Here is an analogy I have been ‘cooking up’ (apologies for the dad joke). Teaching has started to be viewed as a thermomix. Now for those who don’t know, a thermomix is a tool that is the ‘state of the art’ cooking gadget. It chops, it dices, it stews, it cleans itself. In short, it’s just one big self-contained crock pot that claims to be cooked up by astrophysicists or something similar.
Now, rather like the common parlance of being a vegan, someone will tell you if they own an airfryer, as it costs around 5 thousand dollars, the sunk cost fallacy has importance here. It’s the air fryer from 10 years ago, all flash and impressive promises, but in short it's just kind of an oven.
Now the problem with learning the tricks of the trade of a thermomix is that they have zero applicability to any other field of, you know, normal cooking. So you can work out how to cook Gelato in a Thermomix, and never really know how to make one without it. It’s rather its own obtuse puzzle, removed from the broader world of cooking.
So…. what’s all this about cooking got to do with education?
Pedagogical discussions have become thermomix recipes:
Do this strategy and students will learn
Do this strategy and students will succeed on examinations
Do this strategy and students will be engaged
Use this app and the students will learn whilst having fun.
But teaching aint for students, its for society, and it’s not for learning, it’s for acculturation. So you can’t have the recipe without the why, the what without the: to whom.
It is, “The centrality of ‘moral purpose’, otherwise expressed as ‘stewardship’ (Sergiovanni,
1994, p. 102ff) and also embedded in European notions of educational
praxis (Ax & Ponte, 2007; Ronnerman, Furu, & Salo, 2008) to the teaching profession
is a popular concept amongst those who focus their work on the life-world of teachers. Day, for example, suggests that ‘moral purposes are at the heart of every teacher’s work.” (Mockler, 2011, p.523). Whilst, “Fullan, who has built a body of work in this area over more than a decade, invokes us to ‘scratch a good teacher and you will find a moral purpose’ (1993, p. 12).” (Quoted within Mockler, 2011, p.523)

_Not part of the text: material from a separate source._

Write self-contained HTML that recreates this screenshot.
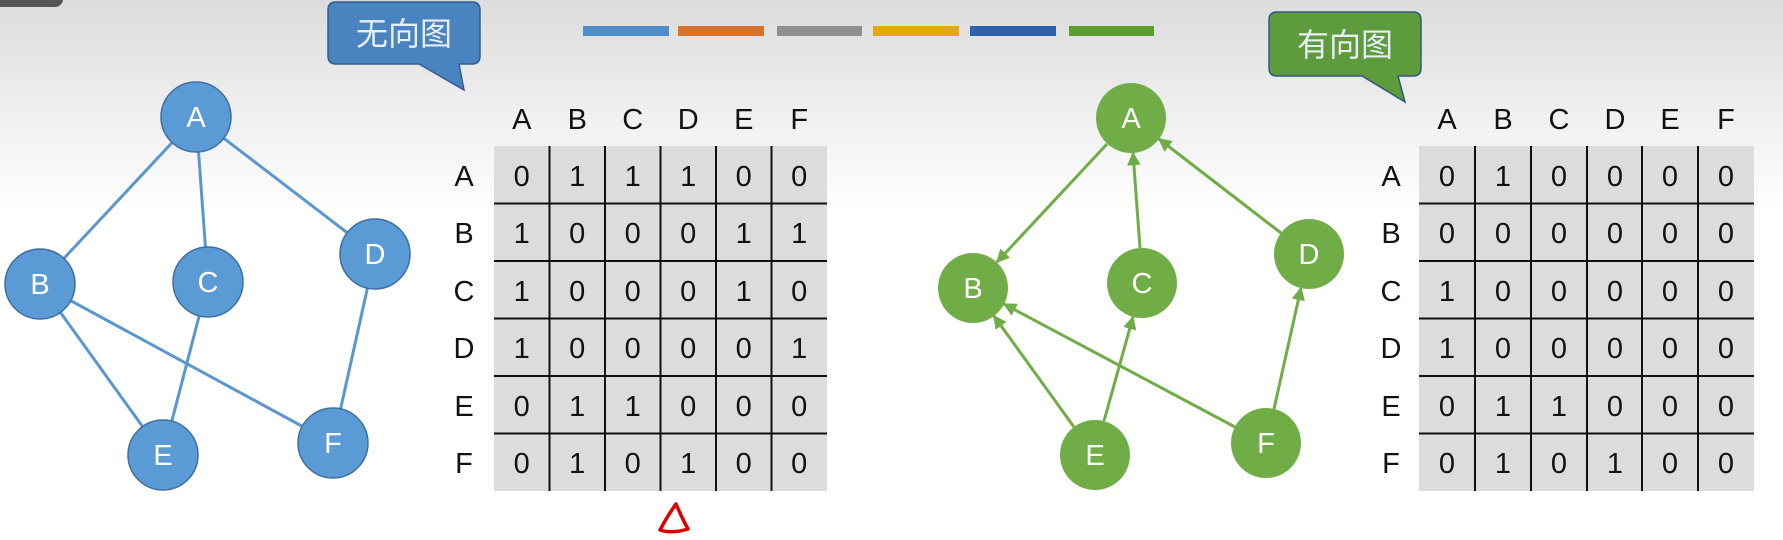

Instead, “Schools as well as the cultural pedagogies of media and other social institutions too often perpetuate ignorance or, as Macedo puts if stupidification.” (Kincheloe, 2008, Pp.85). We aim for students to be content rich but experience poor. To be, in short, knowledgeable, but dumb. Clever, but dull. There is no discussion of the “Pedagogy of the Shine in the Eyes.” (Kincheloe, 2008, Pp.90) which all teachers know and chase every day as they stand in front of a class to perform their next masterpiece.
Yes we are capturing, “Pierre Bourdieu's notion of "cultural capital” (Kincheloe, 2008, Pp.110) but also lived experience and the sheer joy and pleasure of learning - and that doesn’t always occur within the confines of strict literacy and numeracy goals, learning intentions and success criteria. Quite the opposite. It cannot be found within textbooks, those recipe books for education, instead it’s not in “the unassailable knowledge of textbooks. Textbooks in a democratic education are always open to challenge and critical teachers must stand ready to take issue with them.” (Kincheloe, 2008, Pp.110). And take issue we must!
And this has ramifications for industrial concerns also, as “Nias, however, has rather provocatively posed the question ‘Would schools improve if teachers cared less?’ (1989), suggesting that teachers’ commitment to moral purpose and ‘care’ can sometimes get in the way of what she sees as schooling’s primary task, that of ‘equipping students for life in the twenty-first century’ (1989, p. 22).” (Quoted in Mockler, 2011, p.523).
We need to be less like those with a Thermomix, avoid disjointed pedagogies, apps and approaches that teachers have clearly never used, or pursued within their own classrooms, instead, look for those things that have been proven, practiced and polished within a teachers classroom who has a clear sense of what they want the world to be; and therefore their classrooms and schools to look like, and don’t chase those who lack vision, for they lead you nowhere but towards blind corners.
References
Kincheloe, J. L. (2008). Critical pedagogy primer (Vol. 1). Peter Lang.
Mockler, N. (2011). Beyond ‘what works’: Understanding teacher identity as a practical and political tool. Teachers and teaching, 17(5), 517-528.